Old school rap clips are notoriously hard to find. This video is even harder, as it is a compilation clip of scenes from the movie Wild Style, which at its center featured an emcee battle between Cold Crush Brothers and the Grand Wizard Theodore and the Fantastic Five, two collectives that in real life engaged in a spirited rivalry. The Fantastic Five consisted of Theodore Livingston, AKA Grand Wizard Theodore, who legend had it invented scratching by accident when he was playing records in his room, and when his mom banged on his door to tell him it was too loud, he accidently moved the record back and forth. The Cold Crush Brothers were pioneers on a number of fronts. Their second single, “Punk Rock Rap”, was one of the first indie/major label collaborations, and the first rap-rock hybrid. They engineered the first successful foreign hip-hop tours in Tokyo, Japan in 1983. Wild Style—directed by Charlie Ahearn and featuring contributions from an all-star lineup of hi-hop artists including Grandmaster Flash and Fab 5 Freddy, the work of graffiti artist Dondi, and the work of Blondie guitarist Chris Stein, a producer—is viewed as the first hip hop movie; it enjoyed legendary status much later, but given limited on-air outlets for hip-hop, was largely a cult movie. The video features scenes of the South Bronx, emceed by Grandmaster Caz of the Cold Crush Brothers (who many believe was responsible for much of the lyrics to Sugarhill Gang’s “Rapper’s Delight”), and also includes an extended mix that features a series of stills from the movie.
(1986, Wax Trax)
While industrial music, house, and techno were among the movements to emerge from the underground dance clubs, the genres were relatively underrepresented in ‘80s music television. Dance clubs back in the day often featured a bank of TV monitors, which would broadcast the latest New Wave/alternative videos. While KMFDM and Nine Inch Nails were prodigious in their video output, and Ministry issued a memorable clip for “Over the Shoulder” which coupled teens on a hijink with images of caged chickens, Front 242 gets the nod here, for “Quite Unusual”. The clip has all you would really need or expect out of an industrial video. Abandoned warehouse, check. Desolate figure shuffling in the shadows to the tyranny of the beat, check. Sinister Bond villain/mad scientist at work on some sinister plot, check. Bonus points for the toy helicopter cam, with footage depicting said toy helicopter circling (as if to show off how clever the director was in pulling off this simple, lo-fi effect), along with gratuitous use of a tra-ma-poline. Spoiler alert to those freaked out by seeing our heroes chained in captivity: they escape to freedom in… a helicopter.

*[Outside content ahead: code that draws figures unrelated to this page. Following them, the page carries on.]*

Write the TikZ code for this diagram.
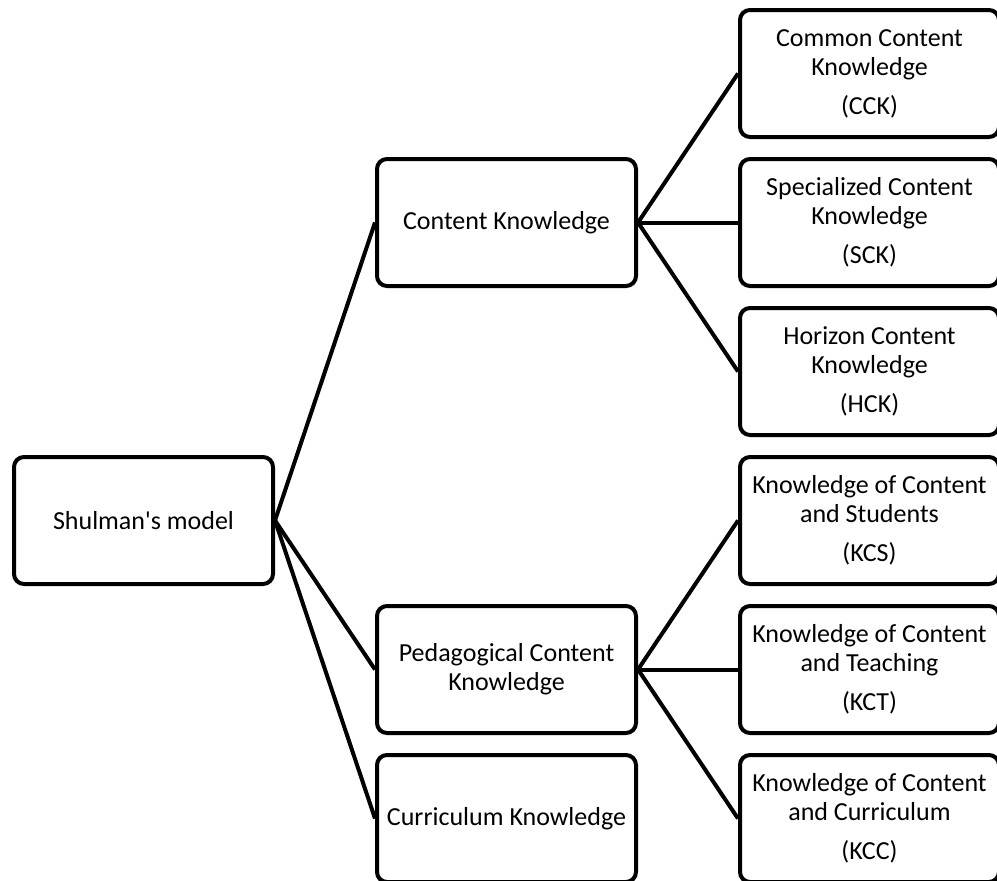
\documentclass[tikz,border=0pt]{standalone}
\usepackage{fontspec}
\setmainfont{Carlito}
\begin{document}
\begin{tikzpicture}[x=1pt,y=-1pt,
  box/.style={draw=black, line width=4pt, rounded corners=10pt, fill=white,
    minimum width=259pt, minimum height=127pt, align=center, inner sep=1pt,
    font=\fontsize{26}{29}\selectfont},
  link/.style={draw=black, line width=4pt, line join=round}]
\useasboundingbox (0,0) rectangle (997,881);
% left
\node[box] (sh) at (143.5,520.5) {Shulman\textquotesingle s model};
% middle
\node[box] (ck) at (506.5,222.5) {Content Knowledge};
\node[box] (pck) at (506.5,669.5) {Pedagogical Content\\Knowledge};
\node[box] (cur) at (506.5,818.5) {Curriculum Knowledge};
% right
\node[box] (cck) at (869.5,73.5) {Common Content\\Knowledge\\[10pt](CCK)};
\node[box] (sck) at (869.5,222.5) {Specialized Content\\Knowledge\\[10pt](SCK)};
\node[box] (hck) at (869.5,371.5) {Horizon Content\\Knowledge\\[10pt](HCK)};
\node[box] (kcs) at (869.5,520.5) {Knowledge of Content\\and Students\\[10pt](KCS)};
\node[box] (kct) at (869.5,669.5) {Knowledge of Content\\and Teaching\\[10pt](KCT)};
\node[box] (kcc) at (869.5,818.5) {Knowledge of Content\\and Curriculum\\[10pt](KCC)};
% connectors
\draw[link] (sh.east) -- (ck.west);
\draw[link] (sh.east) -- (pck.west);
\draw[link] (sh.east) -- (cur.west);
\draw[link] (ck.east) -- (cck.west);
\draw[link] (ck.east) -- (sck.west);
\draw[link] (ck.east) -- (hck.west);
\draw[link] (pck.east) -- (kcs.west);
\draw[link] (pck.east) -- (kct.west);
\draw[link] (pck.east) -- (kcc.west);
\end{tikzpicture}
\end{document}
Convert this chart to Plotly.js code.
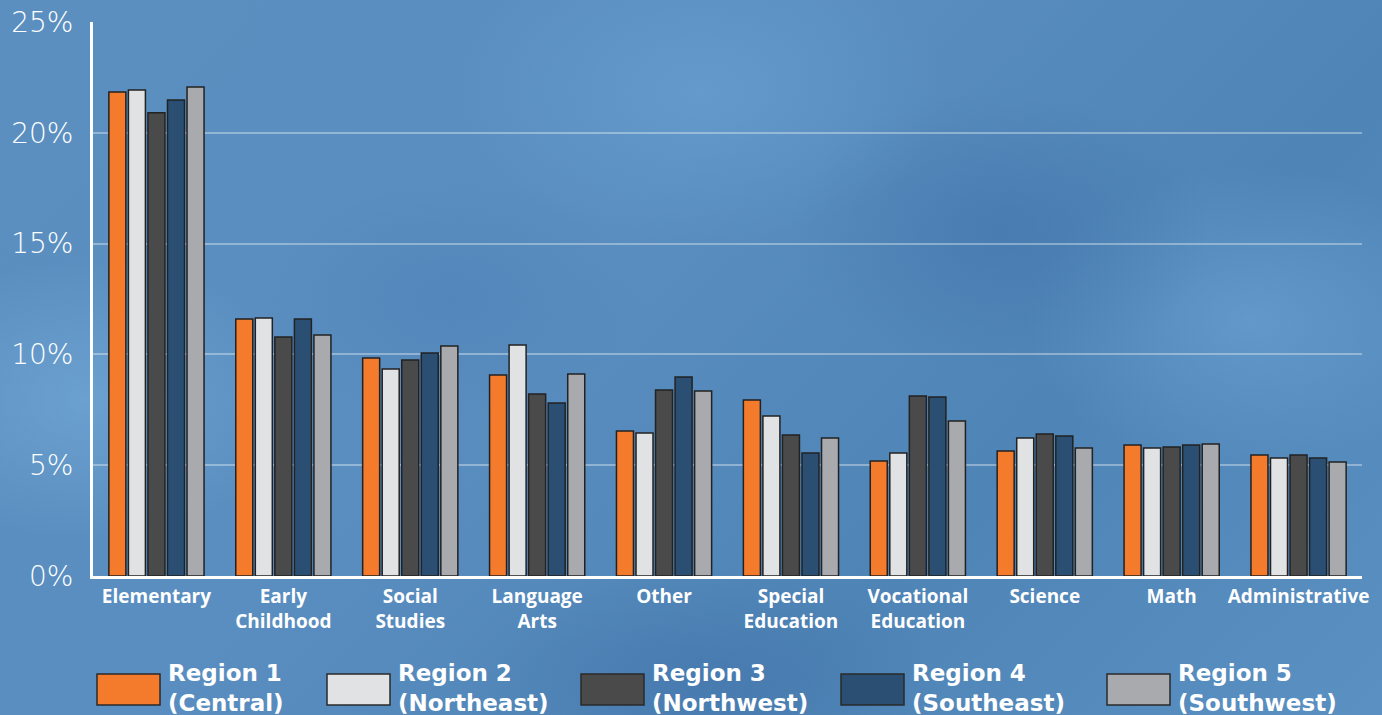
<!DOCTYPE html>
<html>
<head>
<meta charset="utf-8">
<script src="https://cdn.plot.ly/plotly-3.0.1.min.js"></script>
<style>
  html, body { margin:0; padding:0; width:1382px; height:715px; overflow:hidden; }
  body {
    background:
      radial-gradient(ellipse 300px 200px at 90px 400px, rgba(120,175,220,0.55), rgba(120,175,220,0) 70%),
      radial-gradient(ellipse 350px 220px at 700px 90px, rgba(110,165,215,0.5), rgba(110,165,215,0) 70%),
      radial-gradient(ellipse 300px 200px at 1000px 230px, rgba(60,110,165,0.45), rgba(60,110,165,0) 70%),
      radial-gradient(ellipse 320px 220px at 1250px 320px, rgba(115,170,220,0.5), rgba(115,170,220,0) 70%),
      radial-gradient(ellipse 280px 180px at 450px 300px, rgba(70,120,175,0.35), rgba(70,120,175,0) 70%),
      radial-gradient(ellipse 350px 160px at 700px 680px, rgba(60,110,165,0.45), rgba(60,110,165,0) 70%),
      linear-gradient(135deg, #5b8fc0 0%, #5a8ec0 40%, #4f84b6 70%, #5a90c2 100%);
  }
  #chart { width:1382px; height:715px; }
</style>
</head>
<body>
<div id="chart"></div>
<script>
const categories = ["Elementary", "Early<br>Childhood", "Social<br>Studies", "Language<br>Arts", "Other",
                    "Special<br>Education", "Vocational<br>Education", "Science", "Math", "Administrative"];
const seriesNames = ["Region 1", "Region 2", "Region 3", "Region 4", "Region 5"];
const seriesSub = ["(Central)", "(Northeast)", "(Northwest)", "(Southeast)", "(Southwest)"];
const region1 = [21.84, 11.60, 9.84, 9.07, 6.54, 7.94, 5.19, 5.64, 5.91, 5.46];
const region2 = [21.93, 11.64, 9.34, 10.42, 6.45, 7.22, 5.55, 6.23, 5.78, 5.32];
const region3 = [20.90, 10.78, 9.75, 8.21, 8.39, 6.36, 8.12, 6.41, 5.82, 5.46];
const region4 = [21.48, 11.60, 10.06, 7.81, 8.98, 5.55, 8.08, 6.32, 5.91, 5.32];
const region5 = [22.07, 10.88, 10.38, 9.12, 8.35, 6.23, 7.00, 5.78, 5.96, 5.14];
const seriesValues = [region1, region2, region3, region4, region5];
const colors = ["#f47a2c", "#e1e2e4", "#4a4a4a", "#2b4f72", "#a9aaae"];
const yTickVals = [0, 5, 10, 15, 20, 25];
const yTickText = ["0%", "5%", "10%", "15%", "20%", "25%"];

// legend swatch pixel positions (layout only)
const legendLeftPx = [97, 327, 581, 841, 1107];
const plotLeft = 93, plotRight = 1362, plotTop = 22, plotBottom = 576;
const pw = plotRight - plotLeft, ph = plotBottom - plotTop;
const px2x = p => (p - plotLeft) / pw;
const py2y = p => (plotBottom - p) / ph;

const traces = seriesValues.map((vals, i) => ({
  type: "bar",
  name: seriesNames[i],
  x: categories,
  y: vals,
  marker: { color: colors[i], line: { color: "#222222", width: 1.5 } },
  hovertemplate: "%{x}: %{y:.1f}%<extra>" + seriesNames[i] + "</extra>"
}));

const shapes = [];
const annotations = [];
seriesNames.forEach((n, i) => {
  const l = legendLeftPx[i];
  shapes.push({
    type: "rect", xref: "paper", yref: "paper",
    x0: px2x(l), x1: px2x(l + 63), y0: py2y(705), y1: py2y(674),
    fillcolor: colors[i], line: { color: "#2a2a2a", width: 1.5 }
  });
  annotations.push({
    xref: "paper", yref: "paper", x: px2x(l + 69), y: py2y(688),
    xanchor: "left", yanchor: "middle", align: "left", showarrow: false,
    text: "<b>" + n + "<br>" + seriesSub[i] + "</b>",
    font: { family: "DejaVu Sans, sans-serif", size: 23, color: "#ffffff" }
  });
});

const layout = {
  width: 1382, height: 715,
  paper_bgcolor: "rgba(0,0,0,0)",
  plot_bgcolor: "rgba(0,0,0,0)",
  margin: { l: plotLeft, r: 1382 - plotRight, t: plotTop, b: 715 - plotBottom, pad: 0 },
  barmode: "group",
  bargap: 0.23,
  bargroupgap: 0.13,
  showlegend: false,
  xaxis: {
    type: "category",
    showline: true, linecolor: "#ffffff", linewidth: 3,
    showgrid: false, ticks: "",
    tickfont: { family: "Open Sans, sans-serif", size: 19, color: "#ffffff", weight: 700 },
    ticklabelstandoff: 1
  },
  yaxis: {
    range: [0, 25],
    tickvals: yTickVals, ticktext: yTickText,
    showline: true, linecolor: "#ffffff", linewidth: 3,
    showgrid: true, gridcolor: "rgba(255,255,255,0.35)", gridwidth: 2,
    zeroline: false, ticks: "",
    tickfont: { family: "DejaVu Sans, sans-serif", size: 28, color: "#ffffff", weight: 200 },
    ticklabelstandoff: 11
  },
  shapes: shapes,
  annotations: annotations
};

Plotly.newPlot("chart", traces, layout, { displayModeBar: false, staticPlot: true });
</script>
</body>
</html>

Music video was a vehicle that offered medium ingénues the opportunity for melodrama that bordered on camp. Pat Benatar, one of the most prodigious video artists of the female rockers, was particularly effective in using the videos to showcase the appeal of her independent spirit, whether through “Heartbreaker”, “You Better Run”, “Shadows of the Night”, or the theatrical opus “Love Is a Battlefield”. But one of her more understated, and underrated videos, was the clip to “We Belong”, off the sixth album, which takes off as an anthem. Not surprising, that it would be plucked as the track that highlighted the film Talladega Nights.
The end of the decade saw the blurring of film and video, as lavish title track videos from popular movies served as extended trailers for the films. At the same time, directors who got their start in music video would make the jump to motion pictures. Yet, one of the most unsung, and sweeping videos was the work of British film director Julien Temple, who directed the ‘50s period piece Absolute Beginners, based on the novel, a coming-of-age story set amidst the backdrop of racial tensions in England. The video for the title track, the type of sweeping music video that spared you the price of admission by summarizing the whole movie in six minutes, has David Bowie navigating the viewer through the twists and turns of the story’s plot. While the film was a commercial failure, it achieved recognition for its sprawling soundtrack, an all-star sampling of British artists including Bowie, the Style Council, Sade, Ray Davies, and Jerry Dammers of the Specials.